An American in Paris

A classic 50s masterpiece. Gene Kelly is suberb, his French co-star a magnificent dancer. Apparently Gene Kelly choreographed the entire movie. Loosely based on Irving Berlin's tone poem An American in Paris (written when he lived there in the 20s), the story is a bit fantastical (as most musicals are) but really wonderful. A film for the best of list.

Food Inc

Documentary about food production in the US (but can be applied to most industrial nations) and the corporations behind it. There is a whole sections on GMOs, specifically on the very evil corporation, Monsanto. I saw another documentary, The Fight For True Farming that details a prolific case of a Saskatchewan farmer vs. Monsanto. I also want to see the documentary The Corporation, to complete the full circle.

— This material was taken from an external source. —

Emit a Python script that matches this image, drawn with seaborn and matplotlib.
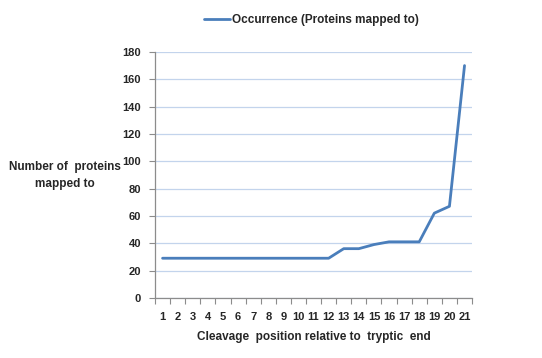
import matplotlib
matplotlib.use("Agg")
import matplotlib.pyplot as plt
import seaborn as sns
import pandas as pd
from matplotlib.ticker import MultipleLocator, FixedLocator
from matplotlib.lines import Line2D

positions = list(range(1, 22))
occurrence = [29, 29, 29, 29, 29, 29, 29, 29, 29, 29, 29, 29,
              36, 36, 39, 41, 41, 41, 62, 67, 170]
series_name = "Occurrence (Proteins mapped to)"

df = pd.DataFrame({"pos": positions, "val": occurrence, "series": series_name})

sns.set_style("white")
plt.rcParams['font.family'] = ['Liberation Sans', 'DejaVu Sans']

fig = plt.figure(figsize=(5.42, 3.58), dpi=100)
ax = fig.add_axes([0.286, 0.168, 0.585, 0.687])

sns.lineplot(data=df, x="pos", y="val", hue="series", palette=["#4a7ebb"],
             linewidth=2.0, ax=ax, legend=False)

ax.set_xlim(0.5, 21.5)
ax.set_ylim(0, 180)
ax.yaxis.set_major_locator(MultipleLocator(20))
ax.grid(axis="y", color="#c3d4ec", linewidth=0.9)
ax.set_axisbelow(True)
for s in ["top", "right"]:
    ax.spines[s].set_visible(False)
for s in ["left", "bottom"]:
    ax.spines[s].set_color("#8c8c8c")
    ax.spines[s].set_linewidth(0.9)

ax.set_xticks(positions)
ax.set_xticklabels([str(p) for p in positions], fontsize=8, fontweight="bold")
ax.xaxis.set_minor_locator(FixedLocator([p + 0.5 for p in range(0, 22)]))
ax.tick_params(axis="x", which="major", length=0, pad=10)
ax.tick_params(axis="x", which="minor", length=4, color="#8c8c8c", width=0.8, direction="out")
ax.tick_params(axis="y", length=4, color="#8c8c8c", width=0.8, labelsize=8, pad=6)
for lbl in ax.get_yticklabels():
    lbl.set_fontweight("bold")
ax.tick_params(bottom=True, left=True, which="both")

ax.set_xlabel("Cleavage  position relative to  tryptic  end", fontsize=8.5,
              fontweight="bold", labelpad=7)
ax.set_ylabel("")
fig.text(0.12, 0.51, "Number of  proteins\nmapped to", fontsize=8.5, fontweight="bold",
         ha="center", va="center", linespacing=1.5)

h = Line2D([0], [0], color="#4a7ebb", linewidth=2.0)
fig.legend([h], [series_name], loc="center", bbox_to_anchor=(0.575, 0.945),
           frameon=False, prop={"size": 8.5, "weight": "bold"}, handlelength=2.2,
           handletextpad=0.2)

fig.savefig("out.png", dpi=100)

There is so much to take in, but I believe we can make small, but important choices, to make sure the food we eat is local, ethical and, most importantly, tasty.

Thursday, November 11, 2010


Saw Wicked at the Cannon Theatre tonight. I had wanted to see it when it came to TO initially, but the show was completely sold out. I was only able to get cheap, cheap seats, actually they were the stools in the very back! The show was very good, exceptional production values and Jackie Burns, who played Elphaba, was absolutely stellar. The two best songs in the show Defying Gravity and No Good Deed were both sung by her. The links here are from the London show, and frankly not sung as well, but still good. As for the rest of the cast, they were a bit underwhelming, with the male leads being quite weak. I found I was a little bored with the acting towards the end of the second act, even though the story is very clever. The book was an overnight sensation, telling the prequel to the Wizard of Oz. I think I'm just a little bored with pop inspired Broadway songs, even though I know it's not going to change anytime soon, because that's what people want, even though so many of them are so cliche. Sigh. I guess that makes me somewhat of a musical snob. Oh well, I liked most of it, and was glad I went, even though my butt was a bit sore from sitting on those weird stools. :)

Tuesday, November 09, 2010

Ruby Watch Co.

Hands down, the best
I've been to thus far. Spearheaded by Lynn Crawford of Restaurant makeovers, it's a foodie's delight.

It's kind of a dictatorship, with only one menu, and no substitutions (aside from vegetarianism and allergies) but oh, what a lovely one.

Here's what we ate (except I had pan seared B.C. Salmon instead of the beef):

Maple & Honey Mustard Glazed Bacon, Sleger’s Living Greens, Garden Radishes, Sherry Vinaigrette
Grilled Broccoli with Lemon Butter, Espelette Spiced Butternut Squash, Roasted Thompson Yukon Gold Potatoes
Carron Farm’s Carrot & Orange Marmalade
Candied Pumpkin Seeds, Coffee Caramel Sauce

The best part was the broccoli (I know, what??!) and the way the white was perfectly paired with the salad and the fish. The cheese was particularly delectable, I've got to find some Upper Canada's Niagara Gold at the market this weekend.

The staff were incredible, there were wine recommendations for every course, and K even got her menu signed by Lynn Crawford herself. She was in after a long shoot. Apparently, Pitchin' In has been nominated for a Gemini. I would go back there again and again. Absolutely fabulous!